**Your goal**
Begin at the top of the entries below and write out every line through the one containing "vline(365, 11, H)", excluding pictures.

Rows from a dataset of charts and code
*****

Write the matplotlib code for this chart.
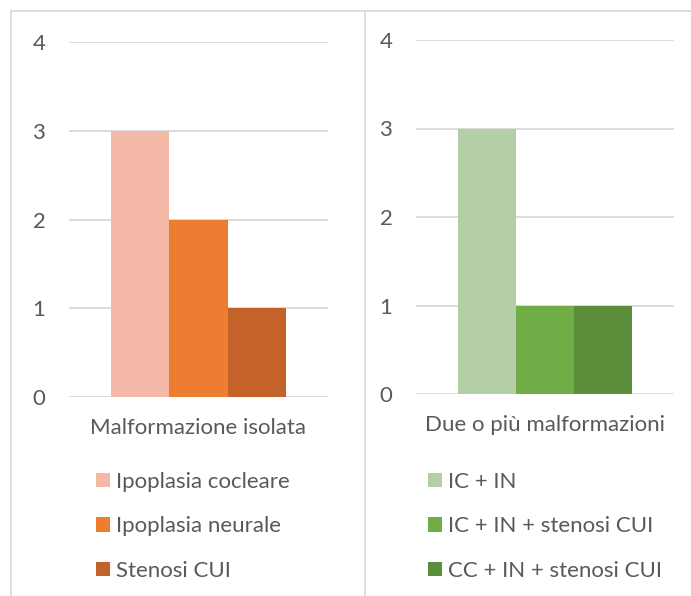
import matplotlib
matplotlib.use("Agg")
import matplotlib.pyplot as plt
from matplotlib.lines import Line2D
from matplotlib.patches import Patch

plt.rcParams['font.family'] = ['Lato', 'DejaVu Sans']

#data
groups = ["Malformazione isolata", "Due o più malformazioni"]
labels_left = ["Ipoplasia cocleare", "Ipoplasia neurale", "Stenosi CUI"]
values_left = [3, 2, 1]
labels_right = ["IC + IN", "IC + IN + stenosi CUI", "CC + IN + stenosi CUI"]
values_right = [3, 1, 1]
colors_left = ["#F4B9A6", "#ED7D31", "#C5622A"]
colors_right = ["#B4CEA8", "#70AD47", "#5A8E3A"]
yticks = [0, 1, 2, 3, 4]

W, H = 691, 596
text_col = "#595959"
grid_col = "#D9D9D9"
fs = 16

fig = plt.figure(figsize=(W/100, H/100), dpi=100)

#panel borders (pixel coords from top-left)
def hline(x0, x1, y):
    fig.add_artist(Line2D([x0/W, x1/W], [1-y/H, 1-y/H], color=grid_col, lw=1.3))
def vline(x, y0, y1):
    fig.add_artist(Line2D([x/W, x/W], [1-y0/H, 1-y1/H], color=grid_col, lw=1.3))

hline(11, 365, 10.5)
vline(11, 10.5, H)
hline(365, W, 11)
vline(365, 11, H)

def panel(rect, values, colors, labels, group, leg_xy):
    ax = fig.add_axes(rect)
    w = 0.224
    n = len(values)
    for i in range(n):
        ax.bar((i-(n-1)/2)*w, values[i], width=w, color=colors[i], zorder=3)
    ax.set_xlim(-0.5, 0.5)
    ax.set_ylim(0, 4)
    ax.set_yticks(yticks)
    ax.set_xticks([0])
    ax.set_xticklabels([group])
    ax.grid(axis="y", color=grid_col, lw=1.3, zorder=0)
    ax.set_axisbelow(True)
    for s in ax.spines.values():
        s.set_visible(False)
    ax.tick_params(axis="y", length=0, pad=17, labelsize=fs, labelcolor=text_col)
    ax.tick_params(axis="x", length=0, pad=15, labelsize=fs, labelcolor=text_col)
    handles = [Patch(facecolor=c, edgecolor="none") for c in colors]
    leg = ax.legend(handles, labels, loc="upper left",
                    bbox_to_anchor=(leg_xy[0]/W, 1-leg_xy[1]/H),
                    bbox_transform=fig.transFigure, frameon=False,
                    fontsize=fs, handlelength=0.63, handleheight=0.63,
                    handletextpad=0.27, labelspacing=1.1, borderpad=0,
                    borderaxespad=0)
    for t in leg.get_texts():
        t.set_color(text_col)
    return ax

panel([69/W, (H-397)/H, 259/W, 355/H], values_left, colors_left,
      labels_left, groups[0], (96, 472))
panel([416/W, (H-394)/H, 258/W, 354/H], values_right, colors_right,
      labels_right, groups[1], (428, 472))

fig.savefig("out.png", dpi=100, facecolor="white")
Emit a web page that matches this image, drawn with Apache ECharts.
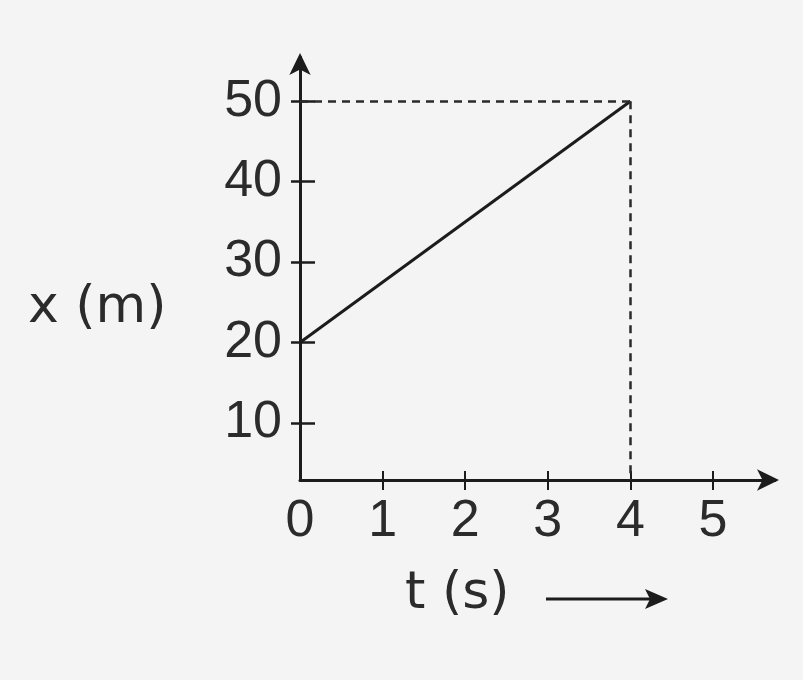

*****

**Complete output**
Write the matplotlib code for this chart.
import matplotlib
matplotlib.use("Agg")
import matplotlib.pyplot as plt
from matplotlib.lines import Line2D
from matplotlib.patches import Patch

plt.rcParams['font.family'] = ['Lato', 'DejaVu Sans']

#data
groups = ["Malformazione isolata", "Due o più malformazioni"]
labels_left = ["Ipoplasia cocleare", "Ipoplasia neurale", "Stenosi CUI"]
values_left = [3, 2, 1]
labels_right = ["IC + IN", "IC + IN + stenosi CUI", "CC + IN + stenosi CUI"]
values_right = [3, 1, 1]
colors_left = ["#F4B9A6", "#ED7D31", "#C5622A"]
colors_right = ["#B4CEA8", "#70AD47", "#5A8E3A"]
yticks = [0, 1, 2, 3, 4]

W, H = 691, 596
text_col = "#595959"
grid_col = "#D9D9D9"
fs = 16

fig = plt.figure(figsize=(W/100, H/100), dpi=100)

#panel borders (pixel coords from top-left)
def hline(x0, x1, y):
    fig.add_artist(Line2D([x0/W, x1/W], [1-y/H, 1-y/H], color=grid_col, lw=1.3))
def vline(x, y0, y1):
    fig.add_artist(Line2D([x/W, x/W], [1-y0/H, 1-y1/H], color=grid_col, lw=1.3))

hline(11, 365, 10.5)
vline(11, 10.5, H)
hline(365, W, 11)
vline(365, 11, H)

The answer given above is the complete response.